Where’d My Photos Go? Challenges in Preserving Digital Data for the Long Term

Seminar Slides: Download (PDF)

When: Thursday, December 12, 2013
Where: PGH 232
Time: 11:00 AM

Speaker: Prof. Ethan L. Miller, University of California, Santa Cruz

Host: Prof. Edgar Gabriel

Society’s memory was once stored on analog media, which survive benign neglect relatively well. However, our culture's heritage is now being generated and stored digitally, potentially presenting problems for long-term storage.  However, digital media require relatively constant maintenance to guard against threats ranging from device failure to format obsolescence to storage security to insufficient funding.  Preserving our digital heritage in the face of these challenges, thus avoiding a "digital dark age", is thus perhaps one of the most critical challenges faced by computer systems researchers.

This talk will provide an overview of the problem of archival storage, relating current practices in the digital realm to long-established techniques from analog media.  It will then discuss trade-offs that must be made over the lifetime of the stored data, which far exceeds the service life of any single component in the system, along with approaches to designing long-term preservation systems that leverage new technologies such as network-attached disk and flash memory to decrease cost and improve long-term security.  The talk will also cover our research on the use of modeling and Monte Carlo simulation to gauge the impact of design trade-offs and less common events on the likelihood that data will survive for the desired lifetime given an initial funding level.  We are also exploring the effects of long-term trends such as storage cost and density, power cost, and even changes in interest rates on data survivability.  By combining new design technologies with an understanding of how system costs may vary over the long term, we hope to provide techniques to guarantee that the vast quantity of data we are now generating will be available to future generations.

Bio:
Ethan L. Miller is a Professor of Computer Science at the University of California, Santa Cruz, where he is the  Director of the NSF I/UCRC Center for Research in Storage Systems (CRSS) and Associate Director of the Storage Systems Research Center (SSRC). He received his ScB from Brown in 1987 and his PhD from UC Berkeley in 1995, and has been on the UC Santa Cruz faculty since 2000.  He has written over 120 papers covering topics such as archival storage, file systems for high-end computing, metadata and information retrieval, file systems performance, secure file systems, and distributed systems.  He was a member of the team that developed Ceph, a scalable high-performance distributed file system for scientific computing that is now being adopted by several high-end computing organizations.  His work on reliability and security for scalable and distributed storage is also widely recognized, as is his work on secure, efficient long-term archival storage and scalable metadata systems.

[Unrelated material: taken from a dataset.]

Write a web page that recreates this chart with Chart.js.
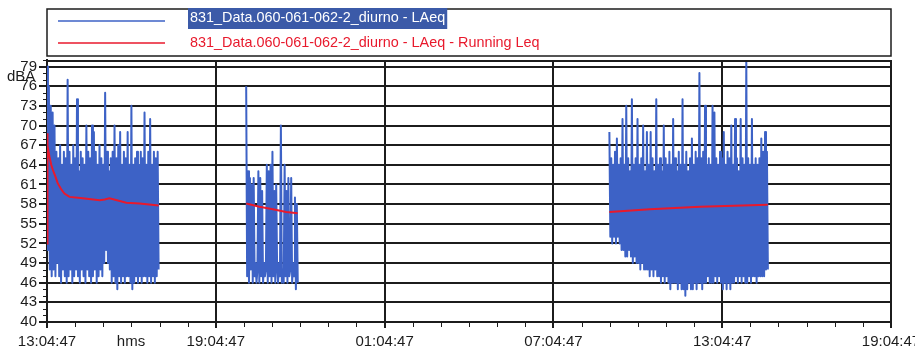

His current research projects, which are funded by the National Science Foundation, Department of Energy, and industry support for the CRSS and SSRC, include long-term archival storage systems, scalable metadata and indexing structures, high performance petabyte-scale storage systems, and file systems for non-volatile memory technologies.  Prof. Miller's broader interests include file systems, parallel and distributed systems, operating systems, and computer security.  In addition to research and teaching in storage systems and operating systems, Prof. Miller has worked with industry to help move research results into commercial use at companies such as Symantec, NetApp, and EMC; he has been working with Pure Storage since 2009 on designing purpose-built enterprise block storage from commodity flash drives.